▶ **The data**:
>> Begin

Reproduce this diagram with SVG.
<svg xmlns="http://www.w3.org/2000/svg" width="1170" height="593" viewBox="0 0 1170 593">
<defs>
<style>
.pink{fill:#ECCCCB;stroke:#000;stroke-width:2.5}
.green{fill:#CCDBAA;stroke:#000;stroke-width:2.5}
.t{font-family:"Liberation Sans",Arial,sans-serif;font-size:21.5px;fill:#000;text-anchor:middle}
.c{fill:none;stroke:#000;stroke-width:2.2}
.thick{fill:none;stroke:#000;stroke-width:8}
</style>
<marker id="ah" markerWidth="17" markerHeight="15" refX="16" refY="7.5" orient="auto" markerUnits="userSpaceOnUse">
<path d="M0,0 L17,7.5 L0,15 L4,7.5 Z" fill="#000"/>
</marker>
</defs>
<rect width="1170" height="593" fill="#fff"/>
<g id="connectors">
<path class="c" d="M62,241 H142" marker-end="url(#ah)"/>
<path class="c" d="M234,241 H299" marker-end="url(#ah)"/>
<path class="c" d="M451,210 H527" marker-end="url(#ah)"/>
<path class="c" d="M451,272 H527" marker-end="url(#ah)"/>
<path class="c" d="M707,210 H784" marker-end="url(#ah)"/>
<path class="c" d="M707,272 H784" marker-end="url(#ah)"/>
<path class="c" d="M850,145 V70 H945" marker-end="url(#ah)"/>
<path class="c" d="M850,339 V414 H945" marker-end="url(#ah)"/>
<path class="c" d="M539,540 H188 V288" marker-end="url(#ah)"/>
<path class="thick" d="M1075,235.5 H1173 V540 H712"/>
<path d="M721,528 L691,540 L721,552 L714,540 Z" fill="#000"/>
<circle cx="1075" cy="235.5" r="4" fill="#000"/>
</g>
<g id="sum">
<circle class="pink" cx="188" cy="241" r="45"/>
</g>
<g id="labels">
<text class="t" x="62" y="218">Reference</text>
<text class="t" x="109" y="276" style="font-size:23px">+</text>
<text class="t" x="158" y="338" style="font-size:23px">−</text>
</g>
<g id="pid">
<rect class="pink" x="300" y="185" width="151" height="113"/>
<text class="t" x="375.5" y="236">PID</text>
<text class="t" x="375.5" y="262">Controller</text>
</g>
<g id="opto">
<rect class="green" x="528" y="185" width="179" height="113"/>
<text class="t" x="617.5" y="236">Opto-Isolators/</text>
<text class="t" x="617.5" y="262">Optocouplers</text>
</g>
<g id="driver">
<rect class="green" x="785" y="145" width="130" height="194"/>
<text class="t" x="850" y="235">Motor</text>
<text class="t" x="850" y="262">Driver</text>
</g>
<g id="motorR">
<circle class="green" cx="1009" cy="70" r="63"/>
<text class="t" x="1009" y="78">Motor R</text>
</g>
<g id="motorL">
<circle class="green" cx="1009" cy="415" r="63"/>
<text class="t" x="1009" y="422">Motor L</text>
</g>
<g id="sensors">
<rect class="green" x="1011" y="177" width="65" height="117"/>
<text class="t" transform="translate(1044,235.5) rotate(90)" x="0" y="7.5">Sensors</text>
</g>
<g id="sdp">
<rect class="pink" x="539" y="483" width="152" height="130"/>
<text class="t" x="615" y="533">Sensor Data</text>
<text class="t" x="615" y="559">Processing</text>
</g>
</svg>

>> End
>> Begin

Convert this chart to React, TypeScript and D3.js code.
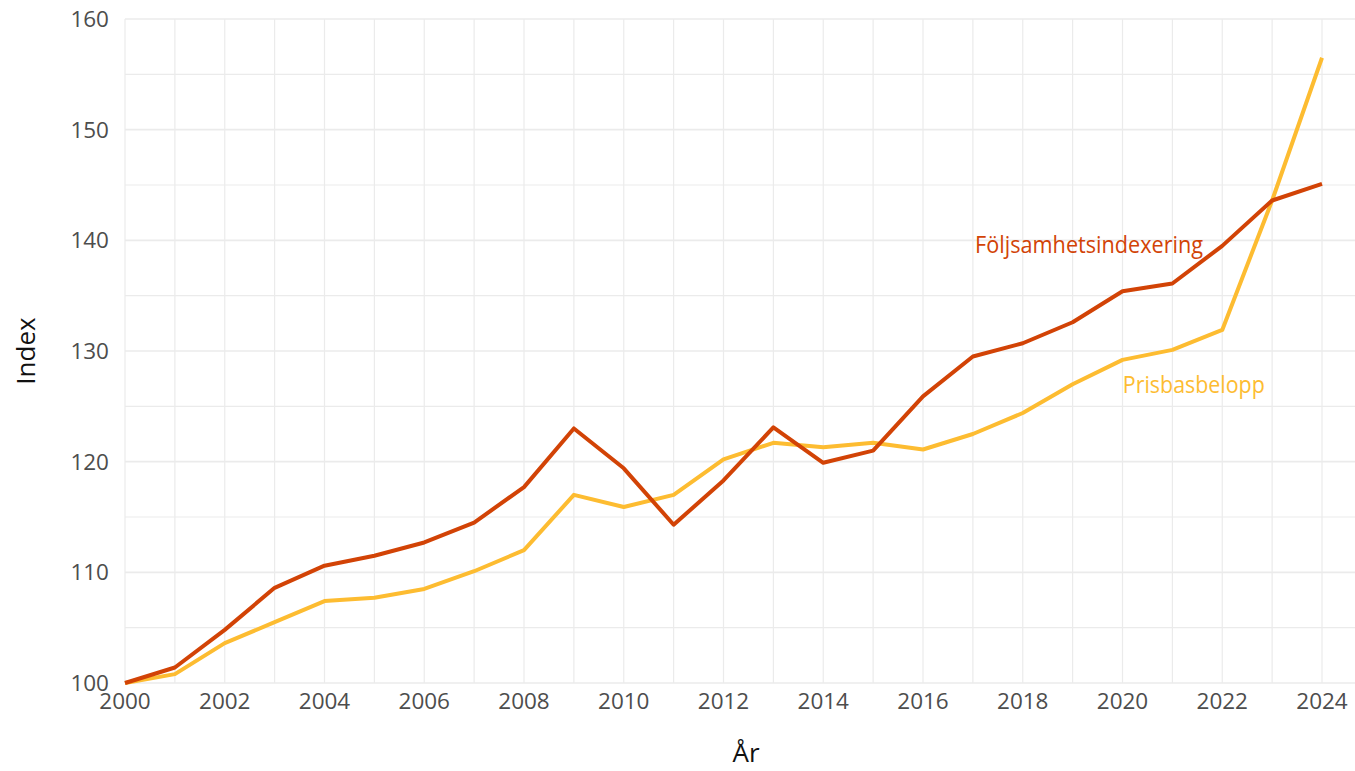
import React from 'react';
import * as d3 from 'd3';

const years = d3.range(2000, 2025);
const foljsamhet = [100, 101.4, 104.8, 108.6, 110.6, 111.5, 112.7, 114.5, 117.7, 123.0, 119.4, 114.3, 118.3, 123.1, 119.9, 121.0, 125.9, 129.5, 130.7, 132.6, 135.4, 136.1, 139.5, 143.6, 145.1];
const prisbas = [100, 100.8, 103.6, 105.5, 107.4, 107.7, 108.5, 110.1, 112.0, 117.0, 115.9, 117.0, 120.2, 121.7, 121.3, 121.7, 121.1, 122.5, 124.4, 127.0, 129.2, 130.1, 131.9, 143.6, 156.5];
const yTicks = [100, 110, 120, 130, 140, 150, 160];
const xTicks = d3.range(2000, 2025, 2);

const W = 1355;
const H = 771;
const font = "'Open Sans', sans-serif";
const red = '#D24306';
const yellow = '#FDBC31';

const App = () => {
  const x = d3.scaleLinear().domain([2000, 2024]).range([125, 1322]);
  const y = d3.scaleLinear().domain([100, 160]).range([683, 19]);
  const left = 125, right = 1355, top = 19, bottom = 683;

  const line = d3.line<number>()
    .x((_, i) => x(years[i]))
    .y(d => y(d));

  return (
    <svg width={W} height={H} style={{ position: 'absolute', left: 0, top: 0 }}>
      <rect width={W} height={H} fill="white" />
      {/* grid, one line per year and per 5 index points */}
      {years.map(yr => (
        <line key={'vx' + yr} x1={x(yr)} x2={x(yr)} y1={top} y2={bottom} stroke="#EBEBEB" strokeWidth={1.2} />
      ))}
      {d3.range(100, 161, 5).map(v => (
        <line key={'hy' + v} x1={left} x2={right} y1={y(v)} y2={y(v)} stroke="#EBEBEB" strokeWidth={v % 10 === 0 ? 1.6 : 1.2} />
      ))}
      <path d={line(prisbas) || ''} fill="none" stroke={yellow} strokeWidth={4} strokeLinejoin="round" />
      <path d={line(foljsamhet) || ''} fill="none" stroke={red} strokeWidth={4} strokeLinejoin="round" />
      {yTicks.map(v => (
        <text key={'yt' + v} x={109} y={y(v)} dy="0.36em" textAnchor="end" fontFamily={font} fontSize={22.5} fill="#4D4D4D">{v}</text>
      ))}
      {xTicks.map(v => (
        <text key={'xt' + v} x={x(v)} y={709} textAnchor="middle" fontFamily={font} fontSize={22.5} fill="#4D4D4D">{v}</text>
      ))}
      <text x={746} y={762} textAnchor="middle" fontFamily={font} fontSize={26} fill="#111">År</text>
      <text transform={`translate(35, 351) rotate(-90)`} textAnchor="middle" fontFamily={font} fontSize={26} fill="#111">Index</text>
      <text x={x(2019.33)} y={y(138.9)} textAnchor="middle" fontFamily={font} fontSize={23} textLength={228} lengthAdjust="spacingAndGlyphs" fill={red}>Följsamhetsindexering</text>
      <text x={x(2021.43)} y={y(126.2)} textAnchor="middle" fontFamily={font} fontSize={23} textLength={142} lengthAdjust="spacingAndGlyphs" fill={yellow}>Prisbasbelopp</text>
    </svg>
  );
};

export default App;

>> End
>> Begin

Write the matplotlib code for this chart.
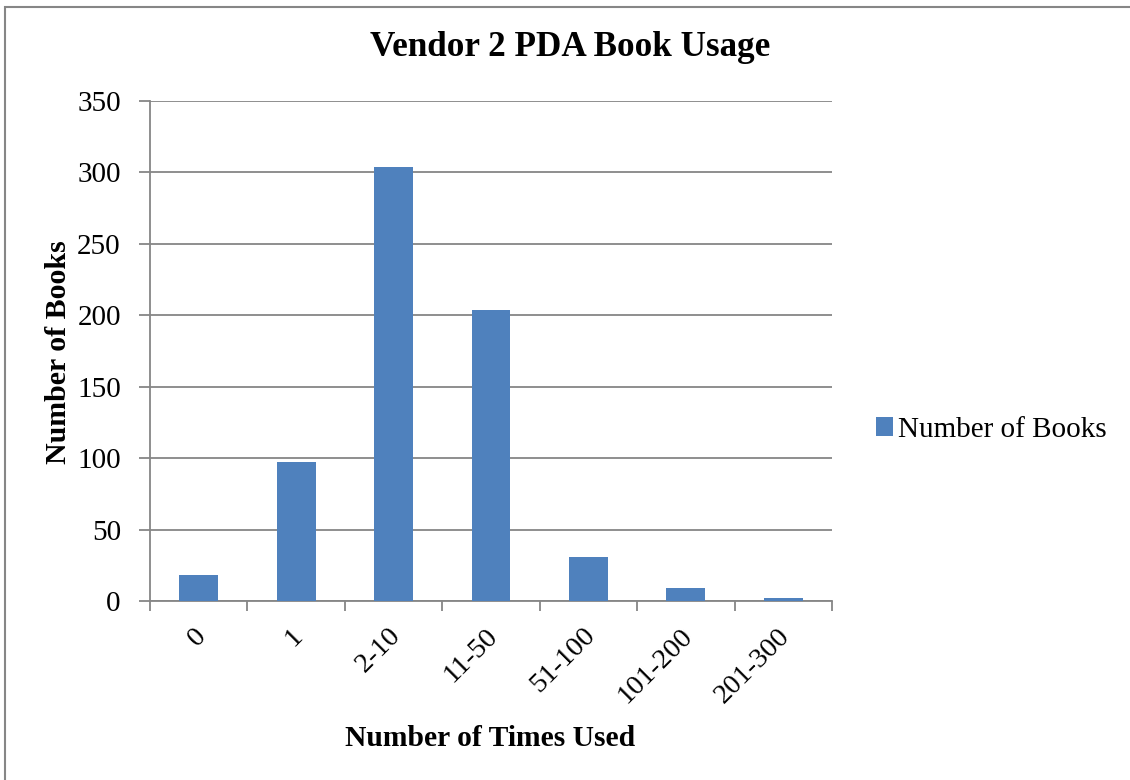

>> End

▶ **Task brief**: Only the lines between the line with "Convert this chart" and the line with "import * as d3 from 'd3';", inclusive, should be reproduced, exactly as written and without pictures.

▶ **Answer to the exercise**:
Convert this chart to React, TypeScript and D3.js code.
import React from 'react';
import * as d3 from 'd3';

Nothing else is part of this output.